If, as a society, we pretend we’re serious about preserving endangered animals maybe it’s time we cough up some serious money for that and quit pretending that our current zoo model is working. It’s already been mentioned that the vast majority of attempted species reintroductions have failed. California condors is one example that apparently worked, but most don’t.
We spend so many millions on zoos so kids can be bored and get into trouble and most of the animals are never going back to the wild so what’s the point? It’d be better to spend the money protecting the natural habitats of these animals than stick a few of them in zoos and pretend that works.
The point of zoos is to engage, inspire, and educate people, who would generally have no other opportunities to see such a variety of animals.
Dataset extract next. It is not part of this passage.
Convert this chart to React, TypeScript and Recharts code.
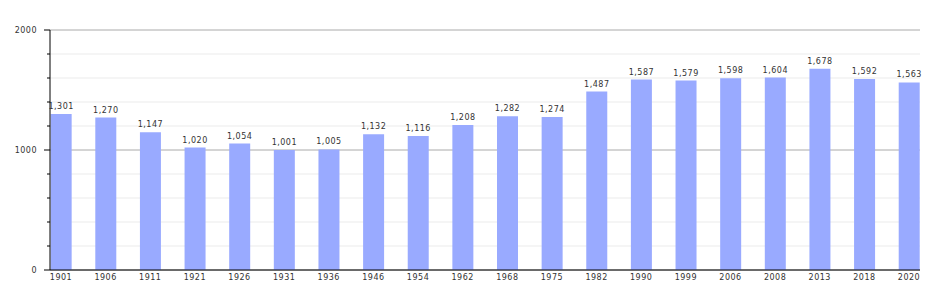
import React from 'react';
import {
  BarChart,
  Bar,
  XAxis,
  YAxis,
  CartesianGrid,
  LabelList
} from 'recharts';

const years = [
  '1901', '1906', '1911', '1921', '1926', '1931', '1936', '1946', '1954', '1962',
  '1968', '1975', '1982', '1990', '1999', '2006', '2008', '2013', '2018', '2020'
];

const population = [
  1301, 1270, 1147, 1020, 1054, 1001, 1005, 1132, 1116, 1208,
  1282, 1274, 1487, 1587, 1579, 1598, 1604, 1678, 1592, 1563
];

const yTicks = [0, 200, 400, 600, 800, 1000, 1200, 1400, 1600, 1800, 2000];

const data = years.map((year, i) => ({ idx: i, year, value: population[i] }));

const font = '"DejaVu Sans", Verdana, sans-serif';
const textStyle = { fontSize: 8, fill: '#333', fontFamily: font, letterSpacing: 0.5 };

// lighter lines every 200, darker at each 1000
const GridLine = (props: any) => {
  const { x1, x2, y1, y2, index } = props;
  const major = index % 5 === 0;
  return (
    <line
      x1={x1}
      x2={x2}
      y1={y1}
      y2={y2}
      stroke={major ? '#aaaaaa' : '#ebebeb'}
      strokeWidth={1}
    />
  );
};

const YTick = (props: any) => {
  const { x, y, payload } = props;
  const major = payload.value % 1000 === 0;
  return (
    <g>
      <line x1={x - (major ? 6 : 3)} x2={x} y1={y} y2={y} stroke="#000" />
      {major && (
        <text x={x - 13} y={y} dy="0.35em" textAnchor="end" {...textStyle}>
          {payload.value}
        </text>
      )}
    </g>
  );
};

const App: React.FC = () => {
  return (
    <div style={{ position: 'absolute', left: 0, top: 0, width: 950, height: 300, background: '#fff' }}>
      <BarChart
        width={950}
        height={300}
        data={data}
        margin={{ top: 30, right: 30, bottom: 10, left: 0 }}
        style={{ fontFamily: font }}
      >
        <CartesianGrid vertical={false} horizontal={GridLine as any} />
        <XAxis
          dataKey="idx"
          type="number"
          domain={[-0.246, 19.246]}
          ticks={data.map((d) => d.idx)}
          tickFormatter={(v: number) => years[v]}
          allowDataOverflow
          height={20}
          tickLine={false}
          tickSize={2}
          tickMargin={2}
          axisLine={{ stroke: '#000' }}
          tick={textStyle}
          interval={0}
        />
        <YAxis
          width={50}
          domain={[0, 2000]}
          ticks={yTicks}
          interval={0}
          tickSize={0}
          tickMargin={0}
          tickLine={false}
          axisLine={{ stroke: '#000' }}
          tick={<YTick />}
        />
        <Bar dataKey="value" fill="#99aaff" barSize={21} isAnimationActive={false}>
          <LabelList
            dataKey="value"
            position="top"
            offset={5}
            formatter={(v: any) => Number(v).toLocaleString('en-US')}
            style={textStyle}
          />
        </Bar>
      </BarChart>
    </div>
  );
};

export default App;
The value with respect to species conservation is mostly indirect, in that appreciating animals in zoos helps people see the need for wild habitat protection.
The ape-proof barrier is the high smooth concrete wall on the outside edge of the water.
That would be a sad loss. Better to assign responsibility properly, and resist the idea that “everything must be totally safe.”
Well, that’s what the brochure says. When I was a kid I collected those animal index cards they used to have. Yes, I’m old. I also got books and read and watched TV documentaries and read National Geographic. When I finally got to a zoo I already knew way more than anything educational the zoo had to offer.
Zoos are too much like Disney Land and kids just run around like it’s a big playground. Wild animal parks and nature preserves take things more seriously, and it’s not a playground and kids that go there would probably be more serious about it and their parents would hopefully be more responsible about what it is they’re doing there.
I believe I agree with the gist of this. Zoos should not be playgrounds.